Weihnachten ist die Zeit der Entschleunigungs-Apostel, schrieb eine Kollegin vor wenigen Tagen und forderte: Hört auf zu meckern, nutzt die Chancen des Fortschritts und entspannt euch doch mal ein paar Tage über Weihnachten. Ein guter Rat! Aber nun sind die Feiertage vorbei und trotz der guten Vorsätze hat man sich wieder einmal nicht entspannt. Stattdessen hat man oft die Frage gehört: Na, wie geht's so? Und man hat sich und andere erstaunlich häufig antworten hören: Eigentlich ganz gut, aber die vergangenen Wochen waren ziemlich stressig.
"Gerade ziemlich stressig" scheint zum Grundgefühl unseres Lebens geworden zu sein. Die Mitarbeiter des Bundesamtes für Arbeitsschutz schreiben in ihrem "Stressreport", dass jeder zweite Arbeitnehmer über starken Termin- und Leistungsdruck klagt, jeder fünfte fühlt sich sogar regelmäßig von seiner Arbeit überfordert. In einer Studie der Techniker Krankenkasse gaben sogar sechs von zehn Befragten an, ihr Leben sei stressig. Jeder dritte Berufstätige fühlte sich ausgebrannt. Wer sich über Entschleunigung-Apostel lustig macht, verkennt also ein recht offenbares Problem, das nicht nur eine kleine Elite trifft.

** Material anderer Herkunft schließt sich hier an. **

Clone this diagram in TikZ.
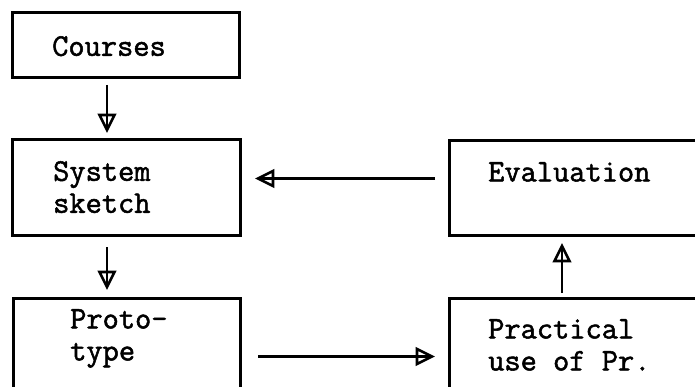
\documentclass[tikz,border=0pt]{standalone}
\usepackage{fontspec}
\newfontfamily\tw{Latin Modern Mono}[FakeBold=1.6]
\usetikzlibrary{decorations.markings}
\tikzset{
  box/.style={draw=black, line width=3pt, fill=none, anchor=north west, inner sep=0pt},
  lbl/.style={anchor=north west, inner sep=0pt, align=left, font=\tw\fontsize{31.5}{32}\selectfont},
  conn/.style={draw=black, line width=2.6pt, postaction={decorate},
    decoration={markings, mark=at position 1 with {\draw[line width=2.6pt, line join=miter] (0,0) -- (-15,7.5) -- (-15,-7.5) -- cycle;}}}
}
\begin{document}
\begin{tikzpicture}[x=1pt,y=-1pt]
\useasboundingbox (0,0) rectangle (695,387);
\fill[white] (0,0) rectangle (695,387);
\clip (0,0) rectangle (695,387);
\node[box, minimum width=227pt, minimum height=65pt] (courses) at (11,11) {};
\node[box, minimum width=228pt, minimum height=96pt] (sys) at (11,138) {};
\node[box, minimum width=227pt, minimum height=110pt] (proto) at (12,297) {};
\node[box, minimum width=260pt, minimum height=95pt] (eval) at (448,139) {};
\node[box, minimum width=260pt, minimum height=110pt] (prac) at (448,297) {};
\node[lbl] (tcourses) at (52,36) {Courses};
\node[lbl] (tsys) at (53,161) {System\\sketch};
\node[lbl] (tproto) at (70,309) {Proto-\\type};
\node[lbl] (teval) at (488,162) {Evaluation};
\node[lbl] (tprac) at (488,319) {Practical\\use of Pr.};
\draw[conn] ([shift={(96,6)}]courses.south west) -- ([shift={(96,-8)}]sys.north west);
\draw[conn] ([shift={(96,10)}]sys.south west) -- ([shift={(95,-10)}]proto.north west);
\draw[conn] ([shift={(-13,-9.5)}]eval.west) -- ([shift={(16,-9)}]sys.east);
\draw[conn] ([shift={(16,3)}]proto.east) -- ([shift={(-16,3)}]prac.west);
\draw[conn] ([shift={(114,-4)}]prac.north west) -- ([shift={(114,9)}]eval.south west);
\end{tikzpicture}
\end{document}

Aber Moment, die Kollegin hat ja Recht: Wir leben länger, wir können schneller reisen, schneller kommunizieren. Kurzum: Wir haben mehr Möglichkeiten und Freiräume als je zuvor. Warum nutzen wir sie nicht? Warum fühlen sich so viele von uns stattdessen rastlos und gestresst? Und wir Deutschen leben im Vergleich zu Amerikanern oder gar Asiaten ja nun wirklich gemächlich. Meckern wir einfach nur gern?
Dass wir uns diese Fragen überhaupt stellen, hat viel mit einer tückischen Eigenschaft von Zeit zu tun: Sie lässt sich wunderbar messen. Das suggeriert, Zeit sei etwas objektives, unveränderliches. Das ist ein Trugschluss. Zeit wird von einer Gesellschaft gemacht, das hat der Soziologe Hartmut Rosa in seinem Buch über "Beschleunigung" sehr anschaulich gezeigt. Wir erleben Zeit als Zwang in Form von Terminkalendern und Deadlines.
Wie gewonnen, so zerronnen
Es stimmt, der technische Fortschritt spart uns im ersten Moment Zeit. Aber jeder, der sich einmal ein Smartphone angeschafft hat, weiß: Hat man anfangs mehr Zeit, weil man die Mails direkt unterwegs bearbeiten kann, schreibt man irgendwann unverhältnismäßig viel mehr und hat die gewonnene Zeit wieder verloren. Und am Ende wird gar erwartet, dass man sich der Geschwindigkeit der neuen Technik anpasst. War es früher in Ordnung, einmal am Tag die Post zu bearbeiten, gilt es heute als selbstverständlich, dass Mails in Minuten beantwortet werden.
Soll man neue Technik deswegen nun aber verteufeln? Nein. Es gehört zum Wesen unseres Wirtschaftssystems, dass die Welt schneller wird. Wachstum beruht auf Beschleunigung: Die Produktivitität zu erhöhen heißt, in der gleichen Zeit mit der gleichen Zahl von Menschen mehr zu produzieren. Anders ausgedrückt: Das gleiche in weniger Zeit produzieren. Wer eine entschleunigte Gesellschaft fordert, fordert eine Abkehr von der Marktwirtschaft, auch da hat die Kollegin recht - und trifft doch nicht den Kern.